Scotland politics

Scottish politics: Deja vu all over again

stack of pennies Image copyright Barry Eastwood
Image caption Both Labour and the Liberal Democrats have proposed a 1p rise in Scottish income tax rates, which they say would raise about £500m to help protect education budgets and other local services

Scottish politics feels this week as though we have taken a step through the looking glass. Traditional arguments have been turned their head as the Scottish Labour Party surprised everyone with their plans to put a penny on the basic rate of income tax.

Those of us who have been following Scottish politics for long enough can recall this argument from years gone by - when it was the SNP who went into the first elections to the Scottish Parliament in 1999 proposing a "Penny for Scotland".

On that occasion it wasn't quite a 1p tax raise - they were arguing that Scotland should forego a 1p cut in the basic rate that then Chancellor Gordon Brown was proposing for the UK.

But the basic argument was the same. So now both parties can lob around quotes like hand grenades demonstrating who has changed their minds.

Low incomes

Extracts from the SNP 1999 manifesto are doing the rounds on Twitter, reminding the party that they said then: "Brown's election bribe, or Scotland's Penny. It's a clear choice in this election.

"It is a choice the SNP think Scotland is prepared to make, for the good of our society and our country."

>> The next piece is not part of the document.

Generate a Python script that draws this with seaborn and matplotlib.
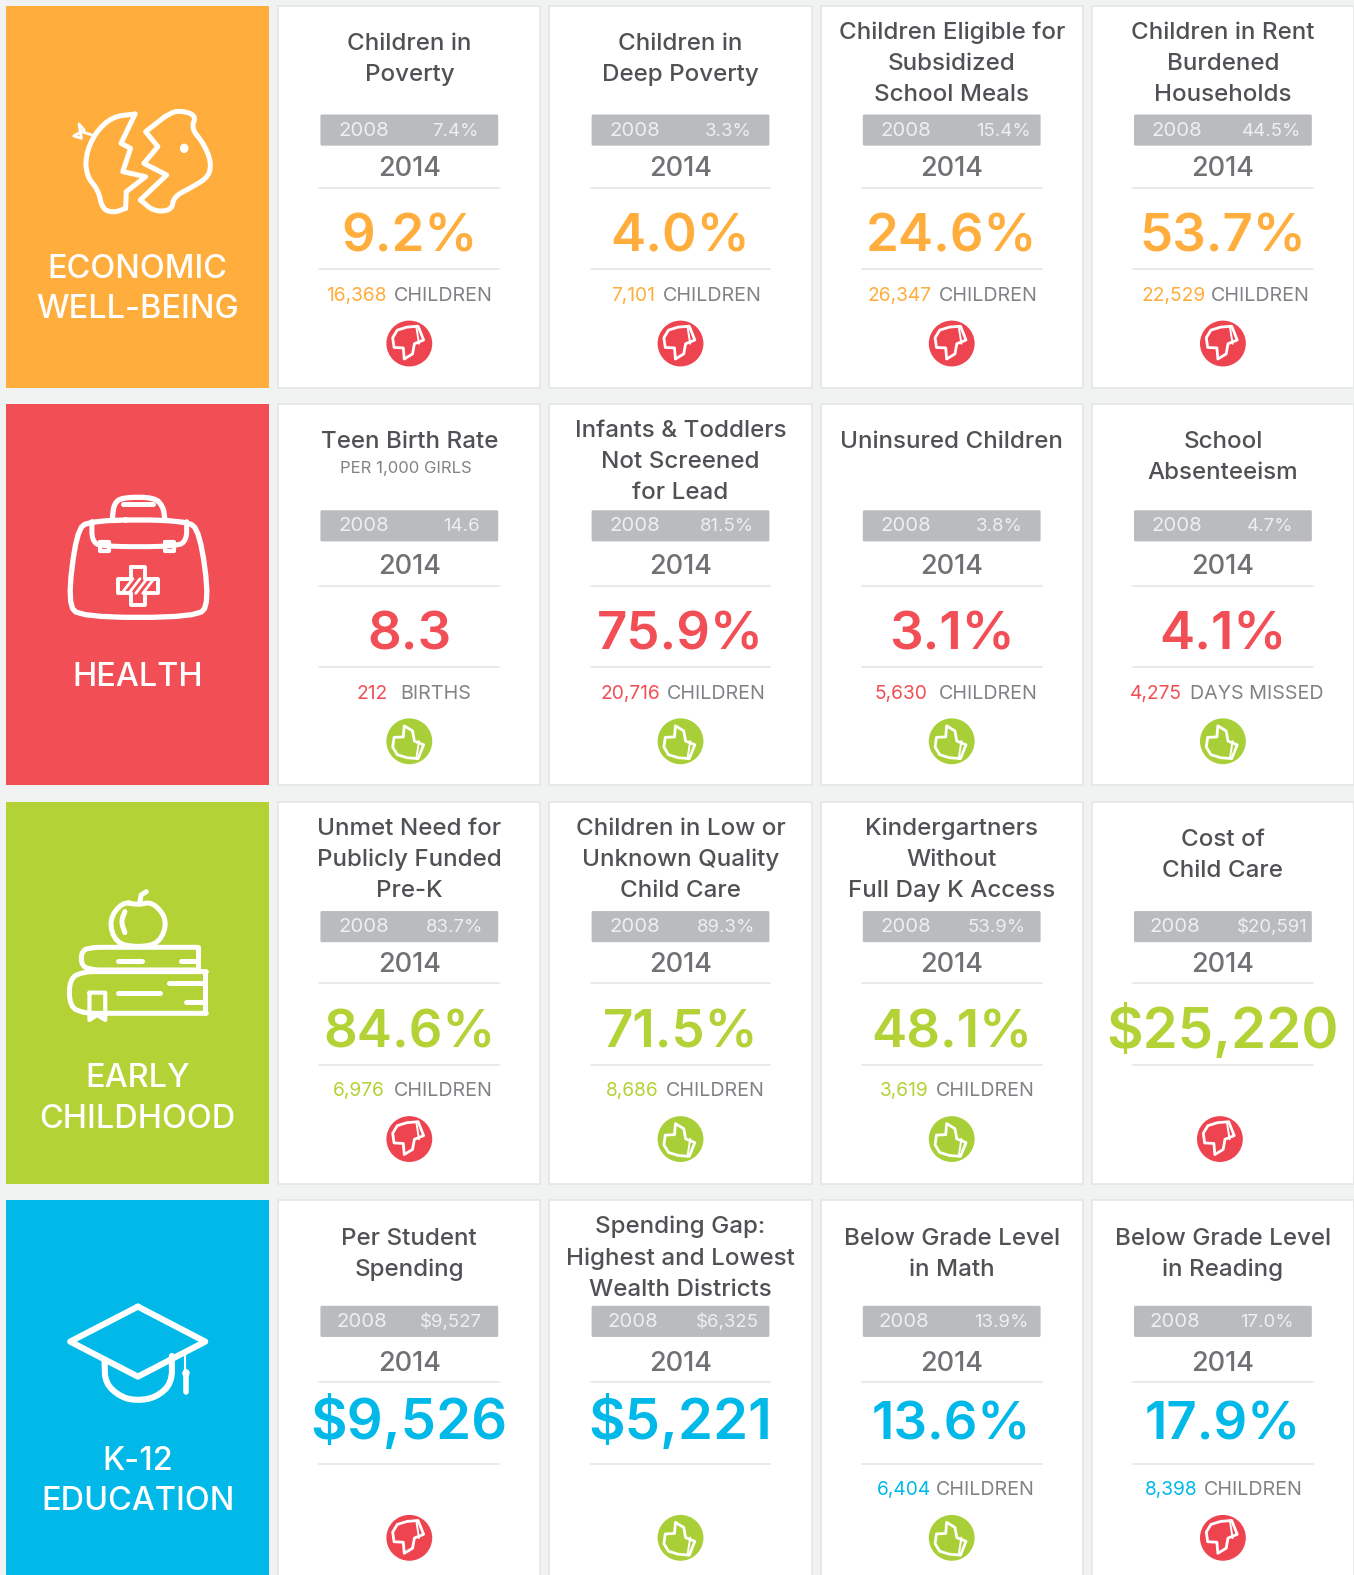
import matplotlib
matplotlib.use("Agg")
import matplotlib.pyplot as plt
from matplotlib.patches import Rectangle, FancyBboxPatch, Polygon, Ellipse
import pandas as pd
import seaborn as sns

####### values, one row per topic

tile_labels = [["ECONOMIC", "WELL-BEING"], ["HEALTH"], ["EARLY", "CHILDHOOD"], ["K-12", "EDUCATION"]]
tile_colors = ["#FFAD3C", "#F14E56", "#B2D235", "#00B9E8"]

card_titles = [
    [["Children in", "Poverty"], ["Children in", "Deep Poverty"],
     ["Children Eligible for", "Subsidized", "School Meals"], ["Children in Rent", "Burdened", "Households"]],
    [["Teen Birth Rate"], ["Infants & Toddlers", "Not Screened", "for Lead"],
     ["Uninsured Children"], ["School", "Absenteeism"]],
    [["Unmet Need for", "Publicly Funded", "Pre-K"], ["Children in Low or", "Unknown Quality", "Child Care"],
     ["Kindergartners", "Without", "Full Day K Access"], ["Cost of", "Child Care"]],
    [["Per Student", "Spending"], ["Spending Gap:", "Highest and Lowest", "Wealth Districts"],
     ["Below Grade Level", "in Math"], ["Below Grade Level", "in Reading"]],
]

values_2008 = [
    ["7.4%", "3.3%", "15.4%", "44.5%"],
    ["14.6", "81.5%", "3.8%", "4.7%"],
    ["83.7%", "89.3%", "53.9%", "$20,591"],
    ["$9,527", "$6,325", "13.9%", "17.0%"],
]
values_2014 = [
    ["9.2%", "4.0%", "24.6%", "53.7%"],
    ["8.3", "75.9%", "3.1%", "4.1%"],
    ["84.6%", "71.5%", "48.1%", "$25,220"],
    ["$9,526", "$5,221", "13.6%", "17.9%"],
]
count_numbers = [
    ["16,368", "7,101", "26,347", "22,529"],
    ["212", "20,716", "5,630", "4,275"],
    ["6,976", "8,686", "3,619", ""],
    ["", "", "6,404", "8,398"],
]
count_labels = [
    ["CHILDREN", "CHILDREN", "CHILDREN", "CHILDREN"],
    ["BIRTHS", "CHILDREN", "CHILDREN", "DAYS MISSED"],
    ["CHILDREN", "CHILDREN", "CHILDREN", ""],
    ["", "", "CHILDREN", "CHILDREN"],
]
verdicts = [
    ["down", "down", "down", "down"],
    ["up", "up", "up", "up"],
    ["down", "up", "up", "down"],
    ["down", "up", "up", "down"],
]

####### layout, in pixels of the picture

row_tops = [6, 402, 798, 1195]
row_bottoms = [386, 782, 1179, 1600]
card_lefts = [277, 547, 817, 1087]
card_w = 261
tile_left, tile_w = 6, 262
bar_offsets = [108, 106, 109, 105]
big_baselines = [244, 245, 245, 238]
count_num_x = [[48, 61, 47, 49], [78, 51, 54, 38], [54, 56, 59, 0], [0, 0, 56, 53]]
count_lab_x = [[115, 113, 118, 119], [121, 117, 118, 98], [115, 116, 115, 0], [0, 0, 115, 112]]
val_right_x = [[200, 201, 209, 208], [201, 204, 201, 201], [204, 205, 204, 215], [203, 208, 207, 201]]
tile_text_y = [[259, 299], [269], [273, 313], [257, 297]]

sns.set_theme(style="white")
plt.rcParams["font.family"] = ["Inter", "Lato", "DejaVu Sans"]

BG = "#F1F2F2"
TITLE = "#4F5154"
GREY = "#6F7174"
LABEL = "#808285"
BAR = "#B9BBBE"
RULE = "#E4E5E6"
THUMB = {"up": "#A9CF38", "down": "#EE4450"}

fig = plt.figure(figsize=(13.54, 15.75), dpi=100, facecolor=BG)
ax = fig.add_axes([0, 0, 1, 1])
ax.set_xlim(0, 1348)
ax.set_ylim(1568, 0)
ax.set_facecolor(BG)
ax.axis("off")


def line(xs, ys, lw=3.0, color="white", z=4):
    ax.plot(xs, ys, color=color, lw=lw, solid_capstyle="round", solid_joinstyle="round", zorder=z)


def smooth(pts, n=2, closed=False):
    # corner cutting so the icons do not look like polygons
    for _ in range(n):
        new = []
        m = len(pts) if closed else len(pts) - 1
        for i in range(m):
            a, b = pts[i], pts[(i + 1) % len(pts)]
            new.append((0.75 * a[0] + 0.25 * b[0], 0.75 * a[1] + 0.25 * b[1]))
            new.append((0.25 * a[0] + 0.75 * b[0], 0.25 * a[1] + 0.75 * b[1]))
        if not closed:
            new = [pts[0]] + new + [pts[-1]]
        pts = new
    return pts + [pts[0]] if closed else pts


def icon_line(pts, yoff, lw=3.6, soft=False, closed=False):
    if soft:
        pts = smooth(pts, closed=closed)
    elif closed:
        pts = pts + [pts[0]]
    line([p[0] / 2.863 for p in pts], [p[1] / 3.0135 + yoff for p in pts], lw=lw)


def piggy():
    y0 = 0
    icon_line([(385, 342), (320, 350), (270, 400), (243, 470), (248, 530), (280, 570), (292, 628),
               (325, 638), (358, 625)], y0, soft=True)
    icon_line([(385, 342), (345, 430), (372, 445), (350, 515), (415, 530), (360, 575), (358, 625)], y0)
    icon_line([(470, 350), (505, 330), (560, 345), (545, 385), (580, 430), (602, 485), (595, 530),
               (550, 560), (495, 590), (490, 630), (440, 635), (400, 600)], y0, soft=True)
    icon_line([(470, 350), (415, 395), (450, 440), (410, 490), (475, 525), (400, 600)], y0)
    icon_line([(262, 405), (232, 395), (210, 408), (232, 415), (225, 372), (240, 390)], y0, lw=2.0)
    ax.add_patch(Ellipse((525 / 2.863, 445 / 3.0135), 7, 8, color="white", zorder=4))


def bag():
    y0 = 400 / 1.0045
    icon_line([(255, 360), (530, 360), (570, 395), (597, 610), (560, 652), (230, 652), (193, 610),
               (218, 395)], y0, lw=3.8, soft=True, closed=True)
    icon_line([(320, 358), (325, 310), (350, 292), (440, 292), (465, 320), (470, 358)], y0, lw=3.8, soft=True)
    icon_line([(350, 312), (435, 312)], y0)
    icon_line([(262, 365), (262, 420), (285, 440), (505, 440), (532, 420), (532, 365)], y0, lw=3.6, soft=True)
    for cx in [298, 483]:
        icon_line([(cx - 14, 426), (cx + 14, 426), (cx + 14, 454), (cx - 14, 454)], y0, lw=3.0, closed=True)
    cx, cy, a, b = 393, 558, 20, 58
    icon_line([(cx - a, cy - b), (cx + a, cy - b), (cx + a, cy - a), (cx + b, cy - a), (cx + b, cy + a),
               (cx + a, cy + a), (cx + a, cy + b), (cx - a, cy + b), (cx - a, cy + a), (cx - b, cy + a),
               (cx - b, cy - a), (cx - a, cy - a)], y0, lw=2.8, closed=True)
    for d in [-30, -10, 10, 30]:
        icon_line([(cx + d - 16, cy + 22), (cx + d + 16, cy - 22)], y0, lw=2.0)


def books():
    y0 = 800 / 1.0045
    icon_line([(350, 305), (393, 315), (435, 305), (478, 360), (455, 430), (393, 442), (330, 430),
               (310, 360)], y0, lw=3.6, soft=True, closed=True)
    icon_line([(398, 312), (402, 285), (417, 275)], y0)
    icon_line([(356, 335), (345, 365), (356, 398)], y0, soft=True)
    icon_line([(563, 442), (300, 442), (270, 442), (232, 450), (232, 500), (270, 510), (300, 510), (563, 510)], y0, lw=3.6, soft=True)
    icon_line([(563, 442), (563, 510)], y0, lw=3.6)
    icon_line([(588, 515), (300, 515), (240, 515), (198, 535), (198, 620), (240, 640), (300, 640), (588, 640)], y0, lw=3.6, soft=True)
    icon_line([(583, 515), (583, 640)], y0, lw=3.6)
    icon_line([(335, 482), (405, 482)], y0)
    icon_line([(515, 482), (560, 482)], y0)
    icon_line([(335, 578), (455, 578)], y0)
    icon_line([(482, 550), (583, 550)], y0)
    icon_line([(530, 605), (583, 605)], y0)
    icon_line([(255, 578), (255, 660), (277, 645), (300, 660), (300, 578), (255, 578)], y0, lw=3.0)


def cap():
    y0 = 1190 / 1.0045
    icon_line([(393, 350), (585, 455), (393, 560), (200, 455)], y0, lw=4.4, closed=True)
    icon_line([(298, 515), (300, 580), (345, 622), (393, 632), (445, 622), (490, 580), (490, 498)], y0, lw=4.4, soft=True)
    icon_line([(528, 490), (528, 550)], y0, lw=1.5)
    icon_line([(530, 555), (530, 605)], y0, lw=4.0)
    ax.add_patch(Ellipse((530 / 2.863, 550 / 3.0135 + y0), 6, 7, color="white", zorder=4))


def thumb(cx, cy, kind):
    # the hand is the same shape, flipped up or down
    hand = [(-.52, -.45), (-.10, -.58), (.38, -.62), (.62, -.02), (.22, .14), (.14, .58), (-.22, .80),
            (-.26, .32), (-.66, .30), (-.72, -.12)]
    sign = 1 if kind == "down" else -1
    r = 23.0
    pts = [(cx + p[0] * r, cy + sign * p[1] * r + (-3 if kind == "down" else 3)) for p in hand]
    ax.add_patch(Polygon(pts, closed=True, facecolor=THUMB[kind], edgecolor="white", lw=2.0,
                         joinstyle="round", zorder=6))
    line([cx + .30 * r, cx + .42 * r], [pts[2][1], pts[4][1]], lw=1.4, z=7)


for r, top in enumerate(row_tops):
    bottom = row_bottoms[r]
    ax.add_patch(Rectangle((tile_left, top), tile_w, bottom - top, facecolor=tile_colors[r], edgecolor="none", zorder=1))
    for label, dy in zip(tile_labels[r], tile_text_y[r]):
        ax.text(137, top + dy + 11.5, label, color="white", fontsize=23.4, weight=500, ha="center", va="baseline", zorder=4)

    for c, left in enumerate(card_lefts):
        cx = left + card_w / 2
        ax.add_patch(Rectangle((left, top), card_w, bottom - top, facecolor="white", edgecolor="#E4E5E6", lw=1.2, zorder=1))

        lines = card_titles[r][c]
        ty = top + (24.5 if len(lines) == 3 else 35.5)
        for i, txt in enumerate(lines):
            ax.text(cx, ty + 31 * i + 8.5, txt, color=TITLE, fontsize=17.4, weight=500, ha="center", va="baseline", zorder=3)
        if r == 1 and c == 0:
            ax.text(cx - 3, top + 69, "PER 1,000 GIRLS", color=LABEL, fontsize=12, ha="center", va="baseline", zorder=3)

        by = top + bar_offsets[r]
        ax.add_patch(FancyBboxPatch((left + 42, by), 177, 31, boxstyle="round,pad=0,rounding_size=1.5",
                                    facecolor=BAR, edgecolor="none", zorder=2))
        year_x = left + (83 if (r == 3 or values_2008[r][c].startswith("$")) else 85)
        ax.text(year_x, by + 21, "2008", color="#EEEFEF", fontsize=14.6, ha="center", va="baseline", zorder=3)
        ax.text(left + val_right_x[r][c], by + 21, values_2008[r][c], color="#EEEFEF", fontsize=13.4, ha="right", va="baseline", zorder=3)

        ax.text(cx, top + 169.5, "2014", color=GREY, fontsize=19.5, weight=500, ha="center", va="baseline", zorder=3)
        rule_1 = top + 181
        ax.plot([left + 41, left + 220], [rule_1, rule_1], color=RULE, lw=1.2, zorder=2)
        rule_2 = top + 262
        ax.plot([left + 41, left + 220], [rule_2, rule_2], color=RULE, lw=1.2, zorder=2)

        big_size = 40.5 if values_2014[r][c].startswith("$") else 38
        ax.text(cx, top + big_baselines[r], values_2014[r][c], color=tile_colors[r], fontsize=big_size,
                weight=600, ha="center", va="baseline", zorder=3)

        if count_labels[r][c]:
            ax.text(left + count_num_x[r][c], top + 293.5, count_numbers[r][c], color=tile_colors[r], fontsize=13.8,
                    ha="left", va="baseline", zorder=3)
            ax.text(left + count_lab_x[r][c], top + 293.5, count_labels[r][c], color=LABEL, fontsize=14.2,
                    ha="left", va="baseline", zorder=3)

####### verdict circles go through seaborn, placed from the grid

rows = []
for r, top in enumerate(row_tops):
    for c, left in enumerate(card_lefts):
        shift = -3 if (r == 2 and c == 3) else 0
        rows.append({"x": left + card_w / 2 + shift, "y": top + 336, "verdict": verdicts[r][c]})
circles = pd.DataFrame(rows)
sns.scatterplot(data=circles, x="x", y="y", hue="verdict", palette=THUMB, s=1090, linewidth=0,
                legend=False, ax=ax, zorder=5, clip_on=False)
for row in circles.itertuples():
    thumb(row.x, row.y, row.verdict)

piggy()
bag()
books()
cap()

ax.set_xlim(0, 1348)
ax.set_ylim(1568, 0)
ax.axis("off")
fig.savefig("out.png", dpi=100, facecolor=BG)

But it is just as uncomfortable for Labour to be reminded that back in 1999 Gordon Brown responded by saying people on low incomes and average earners struggling to maintain a family would bear the brunt of the SNP's Penny for Scotland plan, and: "This tax rise will hurt low and middle income families who can least afford it".

The very argument the SNP use today against Labour's new plan.

Image copyright Getty Images
Image caption John Swinney and Nicola Sturgeon have said raising income tax rates across all bands would hit the lowest-paid workers hardest

Seventeen years ago Labour said that a higher tax rate in Scotland would be damaging because it would mean employees would have to pay higher income tax than those in England.

They've obviously changed their minds since. But then, so has the current Scottish Finance Secretary John Swinney, who in 1999 thought the Penny for Scotland policy "was not a tax rise", but an "investment" that would make people living in the country better off."

First Minister's Questions in Holyrood today was a bit like an episode of "Quote Unquote", with the party leaders trading some more recent extracts.

Scottish labour leader Kezia Dugdale started off with a quote from First Minster Nicola Sturgeon that seemed to support raising taxes: "We will use the powers we have in the Scottish Parliament to pursue a different approach.... to halt the deeply misguided march to austerity."

Ms Sturgeon came straight back with a quote from Ms Dugdale's conference speech in October when she said: "A fairer Scotland is not one where everyone pays more tax..... We must stop tax raises on working families."

The Penny for Scotland campaign was not a great success for the SNP in 1999. No wonder they don't want to revisit the same policy.

Labour obviously think the electorate have changed their minds about paying more tax. Why else would they now be proposing a policy that in 1999 they called a ''tax-hike blunder"?